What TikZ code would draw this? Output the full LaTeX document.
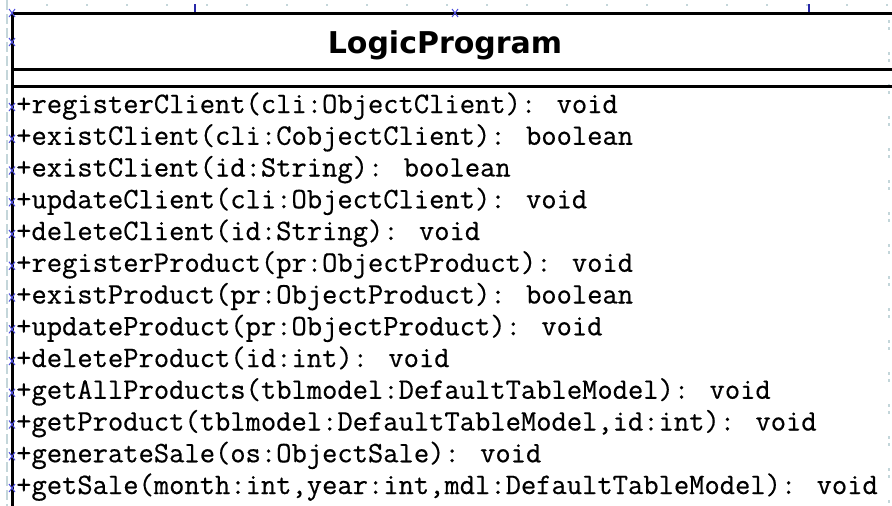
\documentclass[tikz,border=0pt]{standalone}
\usepackage{fontspec}
\newfontfamily\umlmono{Latin Modern Mono}[FakeBold=0.5]
\newfontfamily\umltitle{DejaVu Sans}
\definecolor{gridc}{HTML}{C4D6DA}
\definecolor{handle}{HTML}{5050E0}
\definecolor{tickc}{HTML}{2828A8}
\tikzset{
  border/.style={line width=3pt, black},
  gridline/.style={gridc, line width=1.2pt},
  classtitle/.style={inner sep=0pt, anchor=base, font=\umltitle\bfseries\fontsize{30}{36}\selectfont},
  method/.style={inner sep=0pt, anchor=base west, font=\umlmono\fontsize{29.7}{32}\selectfont},
  handlemark/.style={handle, line width=1pt},
}
\begin{document}
\begin{tikzpicture}[x=1pt, y=-1pt]
  \useasboundingbox (0,0) rectangle (892,506);
  \fill[white] (0,0) rectangle (892,506);

  % background grid of the editor
  \foreach \gx in {7,47,...,887}
    \fill[gridc] (\gx-1,4) rectangle (\gx+1,6);
  \draw[gridline, dash pattern=on 10pt off 4pt] (7,0) -- (7,506);
  \draw[gridline, dash pattern=on 3pt off 4pt on 3pt off 22pt] (889,20) -- (889,506);

  % selection ticks above the class
  \draw[tickc, line width=2pt] (195,4) -- (195,12);
  \draw[tickc, line width=2pt] (809,4) -- (809,12);

  % class box: outer border and compartment separators
  \coordinate (tl) at (12,13);
  \coordinate (tr) at (892,13);
  \coordinate (bl) at (12,506);
  \draw[border] (tr) -- (tl) -- (bl);
  \draw[border] (12,69) -- (892,69);
  \draw[border] (12,86) -- (892,86);

  % class name
  \node[classtitle] (title) at (445,53) {LogicProgram};

  % operations
  \foreach \m [count=\i from 0] in {
    {+registerClient(cli:ObjectClient): void},
    {+existClient(cli:CobjectClient): boolean},
    {+existClient(id:String): boolean},
    {+updateClient(cli:ObjectClient): void},
    {+deleteClient(id:String): void},
    {+registerProduct(pr:ObjectProduct): void},
    {+existProduct(pr:ObjectProduct): boolean},
    {+updateProduct(pr:ObjectProduct): void},
    {+deleteProduct(id:int): void},
    {+getAllProducts(tblmodel:DefaultTableModel): void},
    {+getProduct(tblmodel:DefaultTableModel,id:int): void},
    {+generateSale(os:ObjectSale): void},
    {+getSale(month:int,year:int,mdl:DefaultTableModel): void}}
  {
    \node[method] (m\i) at (16,{113+31.75*\i}) {\m};
    \draw[handlemark] (9,{103+31.75*\i}) -- (15,{111+31.75*\i})
                      (9,{111+31.75*\i}) -- (15,{103+31.75*\i});
  }

  % handles on the box outline
  \foreach \hx/\hy in {12/13, 12/42, 455/13}
    \draw[handlemark] (\hx-3,\hy-4) -- (\hx+3,\hy+4) (\hx-3,\hy+4) -- (\hx+3,\hy-4);
\end{tikzpicture}
\end{document}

**DIRECTIONS**
Repeat the listing above up to and including the line with "(title) at (445,53)", starting from its first line. Drop any pictures.

**SOLUTION TO THIS PROBLEM**
What TikZ code would draw this? Output the full LaTeX document.
\documentclass[tikz,border=0pt]{standalone}
\usepackage{fontspec}
\newfontfamily\umlmono{Latin Modern Mono}[FakeBold=0.5]
\newfontfamily\umltitle{DejaVu Sans}
\definecolor{gridc}{HTML}{C4D6DA}
\definecolor{handle}{HTML}{5050E0}
\definecolor{tickc}{HTML}{2828A8}
\tikzset{
  border/.style={line width=3pt, black},
  gridline/.style={gridc, line width=1.2pt},
  classtitle/.style={inner sep=0pt, anchor=base, font=\umltitle\bfseries\fontsize{30}{36}\selectfont},
  method/.style={inner sep=0pt, anchor=base west, font=\umlmono\fontsize{29.7}{32}\selectfont},
  handlemark/.style={handle, line width=1pt},
}
\begin{document}
\begin{tikzpicture}[x=1pt, y=-1pt]
  \useasboundingbox (0,0) rectangle (892,506);
  \fill[white] (0,0) rectangle (892,506);

  % background grid of the editor
  \foreach \gx in {7,47,...,887}
    \fill[gridc] (\gx-1,4) rectangle (\gx+1,6);
  \draw[gridline, dash pattern=on 10pt off 4pt] (7,0) -- (7,506);
  \draw[gridline, dash pattern=on 3pt off 4pt on 3pt off 22pt] (889,20) -- (889,506);

  % selection ticks above the class
  \draw[tickc, line width=2pt] (195,4) -- (195,12);
  \draw[tickc, line width=2pt] (809,4) -- (809,12);

  % class box: outer border and compartment separators
  \coordinate (tl) at (12,13);
  \coordinate (tr) at (892,13);
  \coordinate (bl) at (12,506);
  \draw[border] (tr) -- (tl) -- (bl);
  \draw[border] (12,69) -- (892,69);
  \draw[border] (12,86) -- (892,86);

  % class name
  \node[classtitle] (title) at (445,53) {LogicProgram};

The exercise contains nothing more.